WORK TO COMPLETE -> Below is a listing; write it out exactly and drop any images from it.

● ● ● ● ● ● ●

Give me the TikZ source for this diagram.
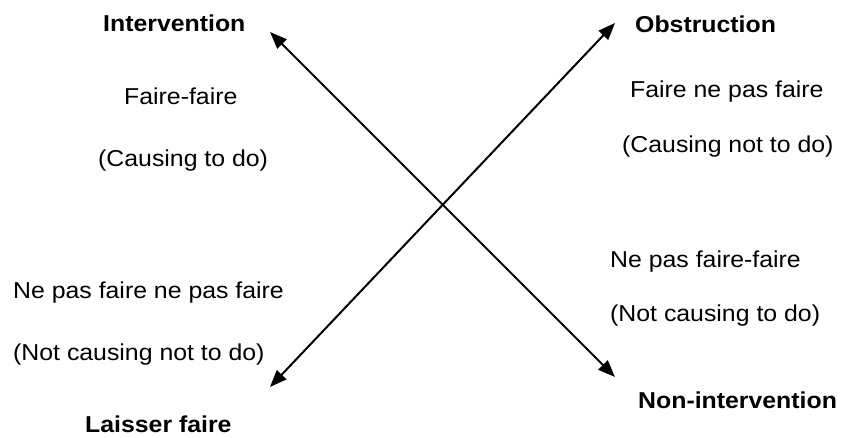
\documentclass[tikz,border=0pt]{standalone}
\usepackage{fontspec}
\setmainfont{Liberation Sans}[FakeStretch=1.08]
\usetikzlibrary{arrows.meta}
\begin{document}
\begin{tikzpicture}[x=1pt,y=-1pt,
  lbl/.style={anchor=base west,inner sep=0pt,font=\fontsize{23}{27}\selectfont},
  head/.style={lbl,font=\fontsize{23}{27}\selectfont\bfseries},
  axis/.style={line width=2pt,{Triangle[length=17pt,width=13pt]}-{Triangle[length=17pt,width=13pt]}}]
\useasboundingbox (0,0) rectangle (850,437);
% axis end points
\coordinate (iv) at (270,32);
\coordinate (ni) at (615,377);
\coordinate (lf) at (270,387);
\coordinate (ob) at (615,23);
\draw[axis] (iv) -- (ni);
\draw[axis] (lf) -- (ob);
% upper left quadrant
\node[head] (tIv) at (103,31) {Intervention};
\node[lbl] (ff) at (124,104) {Faire-faire};
\node[lbl] (ffE) at (98,166) {(Causing to do)};
% upper right quadrant
\node[head] (tOb) at (635,32) {Obstruction};
\node[lbl] (fnf) at (630,97) {Faire ne pas faire};
\node[lbl] (fnfE) at (622,152) {(Causing not to do)};
% lower left quadrant
\node[lbl] (nfnf) at (13,298) {Ne pas faire ne pas faire};
\node[lbl] (nfnfE) at (13,360) {(Not causing not to do)};
\node[head] (tLf) at (85,432) {Laisser faire};
% lower right quadrant
\node[lbl] (nff) at (610,267) {Ne pas faire-faire};
\node[lbl] (nffE) at (610,321) {(Not causing to do)};
\node[head] (tNi) at (638,408) {Non-intervention};
\end{tikzpicture}
\end{document}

● ● ● ● ● ● ●

FULL OUTPUT ->
Give me the TikZ source for this diagram.
\documentclass[tikz,border=0pt]{standalone}
\usepackage{fontspec}
\setmainfont{Liberation Sans}[FakeStretch=1.08]
\usetikzlibrary{arrows.meta}
\begin{document}
\begin{tikzpicture}[x=1pt,y=-1pt,
  lbl/.style={anchor=base west,inner sep=0pt,font=\fontsize{23}{27}\selectfont},
  head/.style={lbl,font=\fontsize{23}{27}\selectfont\bfseries},
  axis/.style={line width=2pt,{Triangle[length=17pt,width=13pt]}-{Triangle[length=17pt,width=13pt]}}]
\useasboundingbox (0,0) rectangle (850,437);
% axis end points
\coordinate (iv) at (270,32);
\coordinate (ni) at (615,377);
\coordinate (lf) at (270,387);
\coordinate (ob) at (615,23);
\draw[axis] (iv) -- (ni);
\draw[axis] (lf) -- (ob);
% upper left quadrant
\node[head] (tIv) at (103,31) {Intervention};
\node[lbl] (ff) at (124,104) {Faire-faire};
\node[lbl] (ffE) at (98,166) {(Causing to do)};
% upper right quadrant
\node[head] (tOb) at (635,32) {Obstruction};
\node[lbl] (fnf) at (630,97) {Faire ne pas faire};
\node[lbl] (fnfE) at (622,152) {(Causing not to do)};
% lower left quadrant
\node[lbl] (nfnf) at (13,298) {Ne pas faire ne pas faire};
\node[lbl] (nfnfE) at (13,360) {(Not causing not to do)};
\node[head] (tLf) at (85,432) {Laisser faire};
% lower right quadrant
\node[lbl] (nff) at (610,267) {Ne pas faire-faire};
\node[lbl] (nffE) at (610,321) {(Not causing to do)};
\node[head] (tNi) at (638,408) {Non-intervention};
\end{tikzpicture}
\end{document}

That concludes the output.